With all that, comes an important issue to keep in mind:

According to the Bureau of Labor Statistic’s American Time Use Survey, the average American spends almost 20% of his or her waking life watching television.  Add to that movies, gaming, books and magazines (reading alone consumed less than 3% of the waking hours of those surveyed), and you can postulate that almost a quarter of our waking lives are spent in imagined worlds.

Evolutionarily, that number is off the charts.  Thanks to Gutenberg and the inventions of film and television, we immerse ourselves in more narratives than our ancestors could have imagined, which means we’re cutting back, along the way, on real-life experience.
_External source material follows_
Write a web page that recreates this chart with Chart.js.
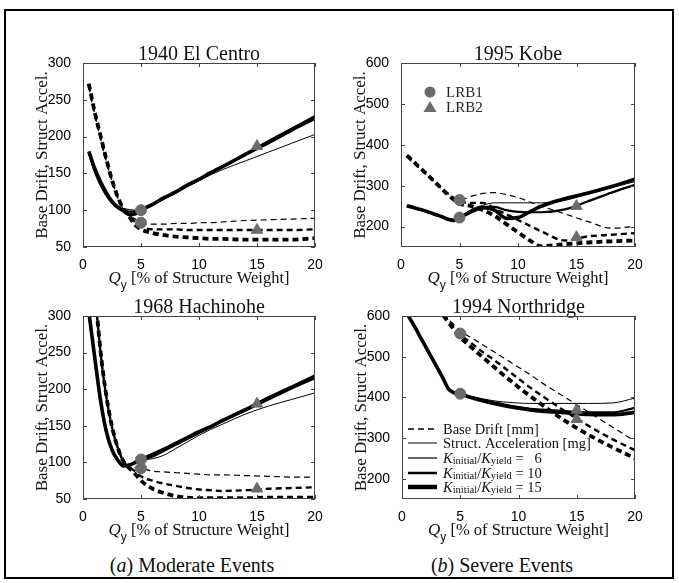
<!DOCTYPE html>
<html>
<head>
<meta charset="utf-8">
<script src="https://cdn.jsdelivr.net/npm/chart.js@4.4.1/dist/chart.umd.min.js"></script>
<style>
  body { margin: 0; background: #fff; width: 679px; height: 583px; position: relative; overflow: hidden; }
  #frame { position: absolute; left: 4px; top: 9px; width: 666px; height: 566px; border: 2px solid #000; }
  canvas { position: absolute; }
  .cap { position: absolute; width: 300px; text-align: center; font: 20px "Liberation Serif", serif; line-height: 22px; color: #111; }
</style>
</head>
<body>
<div id="frame"></div>
<canvas id="c1"></canvas>
<canvas id="c2"></canvas>
<canvas id="c3"></canvas>
<canvas id="c4"></canvas>
<div class="cap" style="left:42px; top:554px">(<i>a</i>) Moderate Events</div>
<div class="cap" style="left:352px; top:554px">(<i>b</i>) Severe Events</div>

<script>
// Qy [% of structure weight] sampled for every curve
var xs = [0.5, 1, 1.5, 2, 2.5, 3, 3.5, 4, 4.5, 5, 6, 7, 8, 9, 10, 11, 12, 14, 16, 18, 20];
var xTicks = [0, 5, 10, 15, 20];
var yTicksModerate = [50, 100, 150, 200, 250, 300];
var yTicksSevere = [200, 300, 400, 500, 600];

// 1940 El Centro
var elCentroAccel6  = [176,151,133,119,109,103,102,101,100,100,107,115,124,132,140,148,155,167,179,191,203];
var elCentroAccel10 = [178,154,136,121,110,103,101,98,98,100,108,116,124,133,141,150,158,175,191,208,224];
var elCentroAccel15 = [180,157,139,124,112,104,99,94,95,100,108,117,125,134,142,151,159,176,193,210,227];
var elCentroDrift6  = [268,230,198,167,140,117,101,93,88,83,81,81,82,82,83,83,84,86,87,88,89];
var elCentroDrift10 = [270,232,200,168,140,117,101,92,84,78,74,74,74,73,73,73,73,73,73,73,74];
var elCentroDrift15 = [272,234,202,170,141,118,101,91,80,74,69,66,64,63,62,61,61,60,60,60,62];
var elCentroLrb1 = [100, 83];
var elCentroLrb2 = [187, 73];

// 1995 Kobe
var kobeAccel6  = [250,246,242,238,233,229,224,219,217,222,242,252,258,258,258,258,258,264,280,295,310];
var kobeAccel10 = [250,246,242,238,233,229,224,219,216,222,238,248,248,240,236,235,235,242,262,283,302];
var kobeAccel15 = [251,247,243,239,234,229,224,218,215,222,236,246,240,220,222,236,250,268,282,298,316];
var kobeDrift6  = [370,357,344,331,318,305,292,280,270,265,274,281,283,278,271,260,250,231,212,196,200];
var kobeDrift10 = [372,359,346,333,320,307,293,281,270,262,258,258,244,230,216,202,188,166,176,180,184];
var kobeDrift15 = [374,361,347,334,320,306,292,278,266,256,250,240,226,206,186,166,152,157,161,164,166];
var kobeLrb1 = [265, 222];
var kobeLrb2 = [250, 174];

// 1968 Hachinohe
var hachAccel6  = [300,240,183,141,116,104,97,98,101,103,105,110,119,128,137,145,152,166,177,186,195];
var hachAccel10 = [303,242,184,141,116,103,96,97,100,103,108,116,124,132,140,148,156,171,186,201,215];
var hachAccel15 = [306,245,186,143,117,103,95,96,100,104,111,118,126,134,142,149,157,172,188,203,218];
var hachDrift6  = [420,335,250,190,148,120,101,94,93,92,88,87,86,85,84,83,83,82,81,80,80];
var hachDrift10 = [425,338,252,191,148,120,101,93,88,81,75,71,68,65,63,62,61,62,64,65,66];
var hachDrift15 = [430,340,254,192,149,120,101,92,84,75,64,58,54,52,51,51,51,51,52,52,52];
var hachLrb1 = [104, 92];
var hachLrb2 = [180, 64];

// 1994 Northridge
var northAccel6  = [602,578,552,526,500,474,448,421,412,408,402,396,391,388,386,385,385,385,385,386,398];
var northAccel10 = [602,578,552,526,500,474,448,421,412,408,400,393,387,381,376,372,370,366,363,363,374];
var northAccel15 = [602,578,552,526,500,474,448,420,411,408,399,391,384,378,373,369,366,362,358,357,363];
var northDrift6  = [null,null,null,null,null,625,608,592,578,563,546,528,510,492,474,456,436,400,364,328,292];
var northDrift10 = [null,null,null,null,null,622,605,588,571,555,532,510,490,468,446,424,404,366,330,298,270];
var northDrift15 = [null,null,null,null,null,620,603,584,565,548,522,497,472,448,425,403,382,342,308,278,250];
var northLrb1 = [557, 409];
var northLrb2 = [369, 346];

var SERIF = '"Liberation Serif", "Times New Roman", serif';
var SANS = '"Liberation Sans", Arial, sans-serif';
var GRAY = '#6b6b6b';

function pts(arr) {
  return xs.map(function (x, i) { return { x: x, y: arr[i] }; });
}

function curve(arr, width, dashed) {
  return {
    data: pts(arr),
    borderColor: '#000',
    borderWidth: width,
    borderDash: dashed ? [6, 4] : [],
    pointRadius: 0,
    cubicInterpolationMode: 'monotone',
    clip: 0
  };
}

function marks(vals, x, style, r) {
  return {
    data: vals.map(function (v) { return { x: x, y: v }; }),
    showLine: false,
    pointStyle: style,
    pointRadius: r,
    pointBackgroundColor: GRAY,
    pointBorderColor: GRAY,
    pointBorderWidth: 1
  };
}

// box round the plot with inward ticks, like the original figure
var boxPlugin = {
  id: 'box',
  afterDatasetsDraw: function (chart) {
    var ctx = chart.ctx, a = chart.chartArea, sx = chart.scales.x, sy = chart.scales.y;
    ctx.save();
    ctx.strokeStyle = '#444';
    ctx.lineWidth = 1;
    ctx.strokeRect(a.left + 0.5, a.top + 0.5, a.right - a.left - 1, a.bottom - a.top - 1);
    ctx.beginPath();
    sx.ticks.forEach(function (t) {
      var p = Math.round(sx.getPixelForValue(t.value)) + 0.5;
      ctx.moveTo(p, a.bottom); ctx.lineTo(p, a.bottom - 4);
      ctx.moveTo(p, a.top); ctx.lineTo(p, a.top + 4);
    });
    sy.ticks.forEach(function (t) {
      var p = Math.round(sy.getPixelForValue(t.value)) + 0.5;
      ctx.moveTo(a.left, p); ctx.lineTo(a.left + 4, p);
      ctx.moveTo(a.right, p); ctx.lineTo(a.right - 4, p);
    });
    ctx.stroke();
    ctx.restore();
  }
};

// x axis title: italic Q with subscript y
var qyPlugin = {
  id: 'qy',
  afterDraw: function (chart) {
    var ctx = chart.ctx, a = chart.chartArea;
    var parts = [
      ['italic 17px ' + SERIF, 'Q', 0],
      ['12px ' + SANS, 'y', 6],
      ['16.5px ' + SERIF, ' [% of Structure Weight]', 0]
    ];
    ctx.save();
    ctx.fillStyle = '#111';
    ctx.textBaseline = 'alphabetic';
    var total = 0;
    parts.forEach(function (p) { ctx.font = p[0]; total += ctx.measureText(p[1]).width; });
    var x = (a.left + a.right) / 2 - total / 2;
    var base = a.bottom + 36;
    parts.forEach(function (p) {
      ctx.font = p[0];
      ctx.fillText(p[1], x, base + p[2]);
      x += ctx.measureText(p[1]).width;
    });
    ctx.restore();
  }
};

// keys drawn inside the plot area
var keyPlugin = {
  id: 'key',
  afterDraw: function (chart, args, opts) {
    var ctx = chart.ctx, a = chart.chartArea;
    ctx.save();
    if (opts.kind === 'markers') {
      ctx.fillStyle = GRAY;
      ctx.beginPath();
      ctx.arc(a.left + 29, a.top + 29, 5.5, 0, Math.PI * 2);
      ctx.fill();
      ctx.beginPath();
      ctx.moveTo(a.left + 29, a.top + 38);
      ctx.lineTo(a.left + 35.5, a.top + 49);
      ctx.lineTo(a.left + 22.5, a.top + 49);
      ctx.closePath();
      ctx.fill();
      ctx.fillStyle = '#222';
      ctx.font = '15px ' + SERIF;
      ctx.textBaseline = 'middle';
      ctx.fillText('LRB1', a.left + 45, a.top + 30);
      ctx.fillText('LRB2', a.left + 45, a.top + 45);
    }
    if (opts.kind === 'lines') {
      var rows = [
        { w: 1.5, dash: [6, 4], y: 113, text: [['14.5px ' + SERIF, 'Base Drift [mm]', 0]] },
        { w: 1, dash: [], y: 127, text: [['14.5px ' + SERIF, 'Struct. Acceleration [mg]', 0]] },
        { w: 1.2, dash: [], y: 142, k: '=   6' },
        { w: 2.5, dash: [], y: 157, k: '= 10' },
        { w: 4.5, dash: [], y: 171, k: '= 15' }
      ];
      rows.forEach(function (r) {
        var y = a.top + r.y;
        ctx.strokeStyle = '#000';
        ctx.lineWidth = r.w;
        ctx.setLineDash(r.dash);
        ctx.beginPath();
        ctx.moveTo(a.left + 6, y);
        ctx.lineTo(a.left + 35, y);
        ctx.stroke();
        var parts = r.text || [
          ['italic 14.5px ' + SERIF, 'K', 0],
          ['10.5px ' + SERIF, 'initial', 1],
          ['14.5px ' + SERIF, '/', 0],
          ['italic 14.5px ' + SERIF, 'K', 0],
          ['10.5px ' + SERIF, 'yield', 1],
          ['14.5px ' + SERIF, ' ' + r.k, 0]
        ];
        var x = a.left + 41;
        ctx.fillStyle = '#111';
        ctx.textBaseline = 'alphabetic';
        parts.forEach(function (p) {
          ctx.font = p[0];
          ctx.fillText(p[1], x, y + 4.5 + p[2]);
          x += ctx.measureText(p[1]).width;
        });
      });
    }
    ctx.restore();
  }
};

function makeChart(id, area, title, yMin, yMax, yTicks, s, lrb1, lrb2, key) {
  var cv = document.getElementById(id);
  cv.width = area.r - area.l + 58 + 15;
  cv.height = area.b - area.t + 22 + 45;
  cv.style.left = (area.l - 58) + 'px';
  cv.style.top = (area.t - 22) + 'px';

  new Chart(cv, {
    type: 'line',
    data: {
      datasets: [
        marks(lrb1, 5, 'circle', 5.5),
        marks(lrb2, 15, 'triangle', 6.5),
        curve(s[0], 1, false),
        curve(s[1], 2.2, false),
        curve(s[2], 3.6, false),
        curve(s[3], 1.2, true),
        curve(s[4], 2.4, true),
        curve(s[5], 3.8, true)
      ]
    },
    options: {
      responsive: false,
      animation: false,
      devicePixelRatio: 1,
      layout: { padding: { left: 0, right: 15, top: 0, bottom: 0 } },
      plugins: {
        legend: { display: false },
        tooltip: { enabled: false },
        title: {
          display: true,
          fullSize: false,
          text: title,
          color: '#111',
          font: { family: SERIF, size: 20, weight: 'normal', lineHeight: 0.8 },
          padding: { top: 6, bottom: 0 }
        },
        key: { kind: key }
      },
      scales: {
        x: {
          type: 'linear',
          min: 0,
          max: 20,
          afterBuildTicks: function (sc) { sc.ticks = xTicks.map(function (v) { return { value: v }; }); },
          afterFit: function (sc) { sc.height = 45; },
          grid: { display: false },
          border: { display: false },
          ticks: { color: '#000', padding: 2, font: { family: SANS, size: 14 } }
        },
        y: {
          type: 'linear',
          min: yMin,
          max: yMax,
          afterBuildTicks: function (sc) { sc.ticks = yTicks.map(function (v) { return { value: v }; }); },
          afterFit: function (sc) { sc.width = 58; },
          grid: { display: false },
          border: { display: false },
          ticks: { color: '#000', padding: 4, font: { family: SANS, size: 14 } },
          title: {
            display: true,
            text: 'Base Drift, Struct Accel.',
            color: '#111',
            font: { family: SERIF, size: 17, lineHeight: 1 },
            padding: { top: 9, bottom: 0 }
          }
        }
      }
    },
    plugins: [boxPlugin, qyPlugin, keyPlugin]
  });
}

makeChart('c1', { l: 83, r: 315, t: 63, b: 247 }, '1940 El Centro', 50, 300, yTicksModerate,
  [elCentroAccel6, elCentroAccel10, elCentroAccel15, elCentroDrift6, elCentroDrift10, elCentroDrift15],
  elCentroLrb1, elCentroLrb2, null);
makeChart('c2', { l: 401, r: 635, t: 63, b: 247 }, '1995 Kobe', 150, 600, yTicksSevere,
  [kobeAccel6, kobeAccel10, kobeAccel15, kobeDrift6, kobeDrift10, kobeDrift15],
  kobeLrb1, kobeLrb2, 'markers');
makeChart('c3', { l: 83, r: 315, t: 316, b: 499 }, '1968 Hachinohe', 50, 300, yTicksModerate,
  [hachAccel6, hachAccel10, hachAccel15, hachDrift6, hachDrift10, hachDrift15],
  hachLrb1, hachLrb2, null);
makeChart('c4', { l: 402, r: 635, t: 316, b: 499 }, '1994 Northridge', 150, 600, yTicksSevere,
  [northAccel6, northAccel10, northAccel15, northDrift6, northDrift10, northDrift15],
  northLrb1, northLrb2, 'lines');
</script>
</body>
</html>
This means our choice of which stories to consume is more crucial than ever. They need to be as useful as lived experience, or more so, or we’re putting ourselves at a disadvantage.

Of course, this doesn’t mean that art needs to be strictly utilitarian and useful — after all, that would defeat the purpose of it. Art thrives when it’s natural and organic. But it does say alot about the importance of free expression, in all forms, for the development of society.